The Businessman: A Tale of Terror Themes
The Businessman is a well-conceived portrait of a world in which nature, humanity, and spirits are united into a system of existence that transcends the daily concerns of people. Even death is but a momentary blotch on a person's existence; from death comes new life in heaven. The only true death comes from the lack of imagination. In The Businessman, imagination is the key to understanding the universe. Through imagination, one may perceive wood nymphs, demons, and even spiritually advanced frogs. Indeed, the afterlife itself is defined by the imagination: "Heaven is no more than a fantasm generated by the excess energies of the pooled imaginations of the blessed."

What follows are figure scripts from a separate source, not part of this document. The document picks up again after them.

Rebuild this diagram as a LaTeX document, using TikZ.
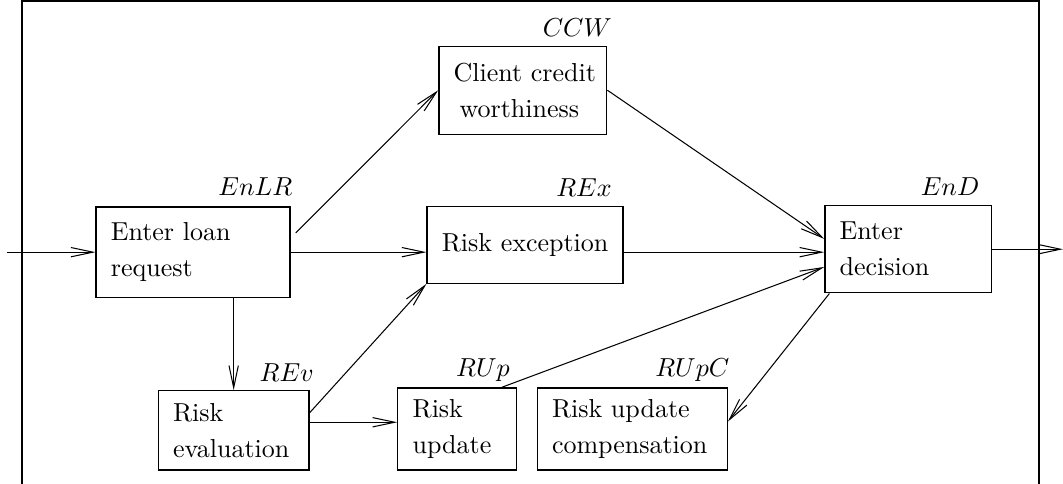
\documentclass[tikz,border=0pt]{standalone}
\usetikzlibrary{arrows.meta}

\tikzset{
  procbox/.style={draw, line width=0.5pt, align=left, inner xsep=0.2cm, inner ysep=0pt,
    font={\fontsize{10}{13.8}\selectfont\hyphenpenalty=10000}},
  tag/.style={anchor=east, inner sep=0pt},
  flow/.style={-{Straight Barb[length=8.5pt,width=3.6pt]}, line width=0.4pt}
}

\begin{document}
\begin{tikzpicture}

\useasboundingbox (0,0) rectangle (14.375,-6.545);

% frame
\draw[line width=0.6pt] (0.30,-6.545) |- (14.05,-0.015) -- (14.05,-6.545);

% activities
\node[procbox, text width=2.22cm, minimum height=1.22cm] (enlr) at (2.61,-3.41) {Enter~loan\\request};
\node[procbox, text width=1.87cm, minimum height=1.19cm] (ccw) at (7.07,-1.22) {Client~credit\\\hspace*{0.08cm}worthiness};
\node[procbox, text width=2.25cm, minimum height=1.04cm] (rex) at (7.10,-3.31) {Risk~exception};
\node[procbox, text width=1.85cm, minimum height=1.18cm] (end) at (12.28,-3.37) {Enter\\decision};
\node[procbox, text width=1.64cm, minimum height=1.07cm] (rev) at (3.16,-5.82) {Risk\\evaluation};
\node[procbox, text width=1.20cm, minimum height=1.11cm] (rup) at (6.18,-5.80) {Risk\\update};
\node[procbox, text width=2.17cm, minimum height=1.11cm] (rupc) at (8.55,-5.80) {Risk~update\\compensation};

% names
\node[tag] (enlrtag) at (3.96,-2.53) {$EnLR$};
\node[tag] (ccwtag) at (8.28,-0.37) {$CCW$};
\node[tag] (rextag) at (8.28,-2.54) {$REx$};
\node[tag] (endtag) at (13.25,-2.53) {$EnD$};
\node[tag] (revtag) at (4.25,-5.04) {$REv$};
\node[tag] (ruptag) at (6.90,-5.00) {$RUp$};
\node[tag] (rupctag) at (9.87,-5.00) {$RUpC$};

\coordinate (inp) at (0.09,-3.41);
\coordinate (outp) at (14.375,-3.37);

% flows
\draw[flow] (inp) -- (enlr.west);
\draw[flow] ([shift={(0.07,0.26)}]enlr.east) -- (ccw.west);
\draw[flow] (enlr.east) -- (enlr.east -| rex.west);
\draw[flow] (enlr.south -| rev.north) -- (rev.north);
\draw[flow] ([yshift=0.24cm]rev.east) -- (rex.south west);
\draw[flow] ([yshift=0.11cm]rev.east) -- ([yshift=0.11cm]rev.east -| rup.west);
\draw[flow] (ccw.east) -- ([yshift=0.14cm]end.west);
\draw[flow] (rex.east |- enlr.east) -- (end.west |- enlr.east);
\draw[flow] ([xshift=-0.2cm]rup.north east) -- ([yshift=-0.24cm]end.west);
\draw[flow] ([xshift=0.07cm]end.south west) -- ([yshift=0.1cm]rupc.east);
\draw[flow] (end.east) -- (outp);

\end{tikzpicture}
\end{document}
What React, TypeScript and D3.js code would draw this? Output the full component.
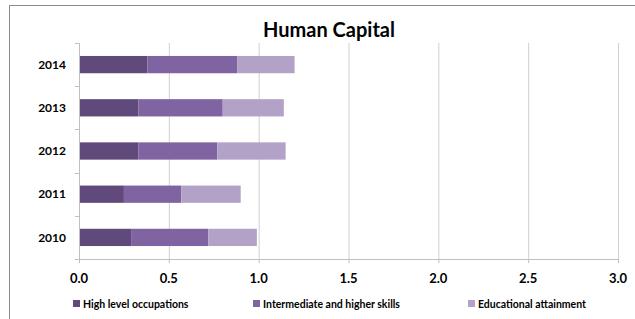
import * as d3 from "d3"
import React from "react"

const years = ["2014", "2013", "2012", "2011", "2010"]
const highLevel = [0.38, 0.33, 0.33, 0.25, 0.29]
const intermediate = [0.50, 0.47, 0.44, 0.32, 0.43]
const educational = [0.32, 0.34, 0.38, 0.33, 0.27]
const seriesNames = ["High level occupations", "Intermediate and higher skills", "Educational attainment"]
const xTicks = [0, 0.5, 1, 1.5, 2, 2.5, 3]

const colors = ["#604a7b", "#8064a2", "#b3a2c7"]
const font = "Lato, 'Open Sans', sans-serif"

const drawChart = (node: SVGSVGElement) => {
  const width = 635
  const height = 319
  const marginLeft = 79, marginRight = 17, marginTop = 43, marginBottom = 60

  const svg = d3.select(node)
  svg.selectAll("*").remove()

  // frame, cut off at right and bottom like the screenshot
  svg.append("rect")
    .attr("x", 9.5).attr("y", 5.5)
    .attr("width", 700).attr("height", 400)
    .attr("fill", "white")
    .attr("stroke", "#8c8c8c")

  svg.append("text")
    .attr("x", 329).attr("y", 37)
    .attr("text-anchor", "middle")
    .attr("font-family", font)
    .attr("font-weight", "bold")
    .attr("font-size", 20)
    .attr("fill", "#000")
    .text("Human Capital")

  const x = d3.scaleLinear([0, 3], [marginLeft, width - marginRight])
  const y = d3.scaleBand(years, [marginTop, height - marginBottom]).paddingInner(0.6).paddingOuter(0.3)

  const rows = years.map((yr, i) => ({ year: yr, v: [highLevel[i], intermediate[i], educational[i]] }))
  const stacked = d3.stack<any, number>()
    .keys([0, 1, 2])
    .value((d: any, k: number) => d.v[k])(rows as any)

  // grid
  svg.append("g")
    .selectAll("line")
    .data(xTicks.slice(1))
    .join("line")
    .attr("x1", (d) => x(d) + 0.5).attr("x2", (d) => x(d) + 0.5)
    .attr("y1", marginTop).attr("y2", height - marginBottom)
    .attr("stroke", "#d0d0d0")

  // bars
  svg.append("g")
    .selectAll("g")
    .data(stacked)
    .join("g")
    .attr("fill", (d, i) => colors[i])
    .selectAll("rect")
    .data((d) => d)
    .join("rect")
    .attr("x", (d) => x(d[0]))
    .attr("width", (d) => x(d[1]) - x(d[0]))
    .attr("y", (d: any) => y(d.data.year)!)
    .attr("height", y.bandwidth())

  // y axis
  const yStep = y.step()
  const boundaries = d3.range(years.length + 1).map((i) => marginTop + i * ((height - marginBottom - marginTop) / years.length))
  const yAxisG = svg.append("g")
  yAxisG.append("line")
    .attr("x1", marginLeft + 0.5).attr("x2", marginLeft + 0.5)
    .attr("y1", marginTop).attr("y2", height - marginBottom)
    .attr("stroke", "#bfbfbf")
  yAxisG.selectAll("line.tick")
    .data(boundaries)
    .join("line")
    .attr("class", "tick")
    .attr("x1", marginLeft - 4).attr("x2", marginLeft)
    .attr("y1", (d) => Math.round(d) + 0.5).attr("y2", (d) => Math.round(d) + 0.5)
    .attr("stroke", "#bfbfbf")
  yAxisG.selectAll("text")
    .data(years)
    .join("text")
    .attr("x", 66)
    .attr("y", (d) => y(d)! + y.bandwidth() / 2)
    .attr("dy", "0.35em")
    .attr("text-anchor", "end")
    .attr("font-family", font)
    .attr("font-weight", "bold")
    .attr("font-size", 12)
    .attr("fill", "#000")
    .text((d) => d)
  void yStep

  // x axis
  const xAxisG = svg.append("g")
  xAxisG.append("line")
    .attr("x1", marginLeft).attr("x2", width - marginRight)
    .attr("y1", height - marginBottom + 0.5).attr("y2", height - marginBottom + 0.5)
    .attr("stroke", "#bfbfbf")
  xAxisG.selectAll("line.tick")
    .data(xTicks)
    .join("line")
    .attr("class", "tick")
    .attr("x1", (d) => x(d) + 0.5).attr("x2", (d) => x(d) + 0.5)
    .attr("y1", height - marginBottom).attr("y2", height - marginBottom + 4)
    .attr("stroke", "#bfbfbf")
  xAxisG.selectAll("text")
    .data(xTicks)
    .join("text")
    .attr("x", (d) => x(d))
    .attr("y", 283)
    .attr("text-anchor", "middle")
    .attr("font-family", font)
    .attr("font-weight", "bold")
    .attr("font-size", 13)
    .attr("fill", "#000")
    .text((d) => d3.format(".1f")(d))

  // legend
  const legendX = [73, 253, 468]
  const legend = svg.append("g")
    .selectAll("g")
    .data(seriesNames)
    .join("g")
    .attr("transform", (d, i) => `translate(${legendX[i]},304)`)
  legend.append("rect")
    .attr("x", 0).attr("y", -4)
    .attr("width", 7).attr("height", 7)
    .attr("fill", (d, i) => colors[i])
  legend.append("text")
    .attr("x", 10)
    .attr("y", 0)
    .attr("dy", "0.35em")
    .attr("font-family", font)
    .attr("font-weight", "bold")
    .attr("font-size", 10.5)
    .attr("fill", "#000")
    .text((d) => d)
}

const App = () => {
  const ref = React.useRef<SVGSVGElement>(null)
  React.useEffect(() => {
    if (ref.current) drawChart(ref.current)
  }, [])
  return (
    <svg ref={ref} width={635} height={319}
      style={{ position: "absolute", left: 0, top: 0, background: "white" }} />
  )
}

export default App
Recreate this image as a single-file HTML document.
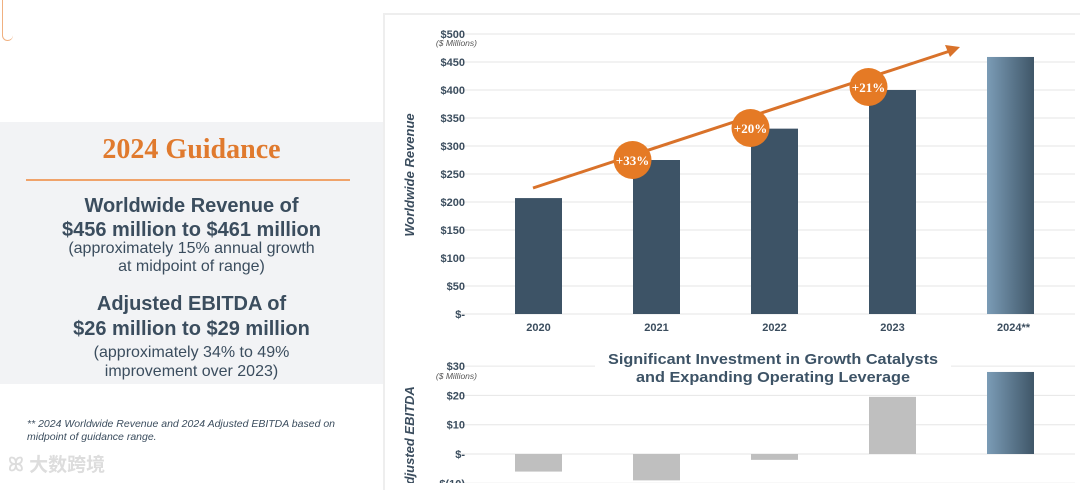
<!DOCTYPE html>
<html><head><meta charset="utf-8">
<style>
body{margin:0;width:1080px;height:483px;overflow:hidden;background:#fff;font-family:"Liberation Sans","Noto Sans CJK SC",sans-serif;position:relative}
.left{position:absolute;left:0;top:122px;width:383px;height:262px;background:#f2f3f5}
.c{position:absolute;left:0;width:383px;text-align:center;color:#3b4d5e}
</style></head><body>
<div class="left"></div>
<div style="position:absolute;left:2px;top:-10px;width:10px;height:50px;border-left:1px solid #f0b080;border-bottom:1px solid #f0b080;border-radius:0 0 6px 6px"></div>
<div class="c" style="top:134px;font-family:'Liberation Serif',serif;font-weight:bold;font-size:28px;color:#e07a2e">2024 Guidance</div>
<div style="position:absolute;left:26px;top:179px;width:324px;height:2px;background:#f0a36a"></div>
<div class="c" style="top:194px;font-size:20px;font-weight:bold;line-height:24px">Worldwide Revenue of<br>$456 million to $461 million</div>
<div class="c" style="top:240px;font-size:16px;line-height:18px">(approximately 15% annual growth<br>at midpoint of range)</div>
<div class="c" style="top:292px;font-size:20px;font-weight:bold;line-height:25px">Adjusted EBITDA of<br>$26 million to $29 million</div>
<div class="c" style="top:343px;font-size:16px;line-height:19px">(approximately 34% to 49%<br>improvement over 2023)</div>
<div style="position:absolute;left:27px;top:418px;font-size:10.5px;font-style:italic;color:#3b4d5e;line-height:13px">** 2024 Worldwide Revenue and 2024 Adjusted EBITDA based on<br>midpoint of guidance range.</div>
<div style="position:absolute;left:8px;top:450px;font-size:19px;font-weight:bold;color:#ddd">ꕤ 大数跨境</div>
<div style="position:absolute;left:383px;top:13px;width:700px;height:475px;border-left:2px solid #eee;border-top:2px solid #eee;background:#fff"></div>
<svg id="chart" width="1080" height="483" style="position:absolute;left:0;top:0">
<defs><linearGradient id="g24" x1="0" x2="1"><stop offset="0" stop-color="#7b9cb6"/><stop offset="1" stop-color="#3f5668"/></linearGradient></defs>
</svg>
<script>
const years=["2020","2021","2022","2023","2024**"];
const revenue=[207,275,331,400,459];
const revTicks=[0,50,100,150,200,250,300,350,400,450,500];
const revTickLabels=["$-","$50","$100","$150","$200","$250","$300","$350","$400","$450","$500"];
const growthLabels=["+33%","+20%","+21%"];
const ebitda=[-6,-9,-2,19.5,28];
const ebTicks=[-10,0,10,20,30];
const ebTickLabels=["$(10)","$-","$10","$20","$30"];
const svg=document.getElementById('chart');
const NS='http://www.w3.org/2000/svg';
function mk(t,a,txt){const e=document.createElementNS(NS,t);for(const k in a)e.setAttribute(k,a[k]);if(txt!==undefined)e.textContent=txt;svg.appendChild(e);return e;}
const xc=i=>538.5+i*118;
const yR=v=>314-v*0.56;
const yE=v=>454-v*2.93;
revTicks.forEach((t,i)=>{
 let l=mk('line',{x1:455,x2:1075,y1:yR(t),y2:yR(t),stroke:'#e6e6e6'});
 
 let tx=mk('text',{x:465,y:yR(t)+4,'text-anchor':'end','font-size':11,'font-weight':'bold',fill:'#3b4d5e'},revTickLabels[i]);
 
});
let u=mk('text',{x:477,y:46,'text-anchor':'end','font-size':8.5,'font-style':'italic',fill:'#555'},'($ Millions)');

let yt=mk('text',{x:0,y:0,transform:'translate(414,175) rotate(-90)','text-anchor':'middle','font-size':13,'font-style':'italic','font-weight':'bold',fill:'#3b4d5e'},'Worldwide Revenue');

revenue.forEach((v,i)=>{
 let b=mk('rect',{x:xc(i)-23.5,y:yR(v),width:47,height:yR(0)-yR(v),fill:i==4?'url(#g24)':'#3d5366'});
 
 let t=mk('text',{x:xc(i)+(i==4?3:0),y:331,'text-anchor':'middle','font-size':11,'font-weight':'bold',fill:'#3b4d5e'},years[i]);
 
});
let ar=mk('line',{x1:533,y1:188,x2:950,y2:51,stroke:'#d9722a','stroke-width':3});

let ah=mk('polygon',{points:'960,47 945,45 950,57',fill:'#d9722a'});

const circY=[160,128,87];
growthLabels.forEach((g,i)=>{
 let c=mk('circle',{cx:xc(i+1)-24,cy:circY[i],r:19,fill:'#e57a25'});
 
 let t=mk('text',{x:xc(i+1)-24,y:circY[i]+5,'text-anchor':'middle','font-size':13,'font-family':'Liberation Serif,serif','font-weight':'bold',fill:'#fff'},g);
 
});
ebTicks.forEach((t,i)=>{
 let l=mk('line',{x1:455,x2:1075,y1:yE(t),y2:yE(t),stroke:'#e6e6e6'});
 
 let tx=mk('text',{x:465,y:yE(t)+4,'text-anchor':'end','font-size':11,'font-weight':'bold',fill:'#3b4d5e'},ebTickLabels[i]);
 
});
let u2=mk('text',{x:477,y:379,'text-anchor':'end','font-size':8.5,'font-style':'italic',fill:'#555'},'($ Millions)');

let yt2=mk('text',{x:0,y:0,transform:'translate(414,440) rotate(-90)','text-anchor':'middle','font-size':13,'font-style':'italic','font-weight':'bold',fill:'#3b4d5e'},'Adjusted EBITDA');

let bg=mk('rect',{x:595,y:349,width:356,height:40,fill:'#fff'});

let t1=mk('text',{x:773,y:364,'text-anchor':'middle','font-size':15,'font-weight':'bold',fill:'#3d5366',textLength:330,lengthAdjust:'spacingAndGlyphs'},'Significant Investment in Growth Catalysts');

let t2=mk('text',{x:773,y:382,'text-anchor':'middle','font-size':15,'font-weight':'bold',fill:'#3d5366',textLength:274,lengthAdjust:'spacingAndGlyphs'},'and Expanding Operating Leverage');

ebitda.forEach((v,i)=>{
 const y0=Math.min(yE(v),yE(0)),h=Math.abs(yE(v)-yE(0));
 let b=mk('rect',{x:xc(i)-23.5,y:y0,width:47,height:h,fill:i==4?'url(#g24)':'#bfbfbf'});
 
});
</script>
</body></html>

Many themes are developed in The Businessman. In addition to the themes of a confused society, death, and imagination, Disch explores sexual and spiritual love, Christianity, dreams, and those traits that make people fully human. Unusual for Disch is the theme of hope. In most of his work, he creates satirical tragedies; the main characters are doomed to failure and death. However, the afterlife of The Businessman offers hope for eternal happiness. The afterlife can be just as terrible as Earthly life; spirits can suffer and live in purgatorial nightmares, but they always have the hope for advancement up heaven's hierarchy to the ultimate communion with God. Even the titular businessman, Bob Glandier may advance. He is grossly obese, small minded, and a murderer. He defines his entire life by his greed and eventually sells his soul to evil. Yet at the novel's end, he is in a purgatorial state that is not much different from what the spirit of John Berryman had to endure, and at the novel's end Berryman is in heaven. By inference, Glandier may also rise.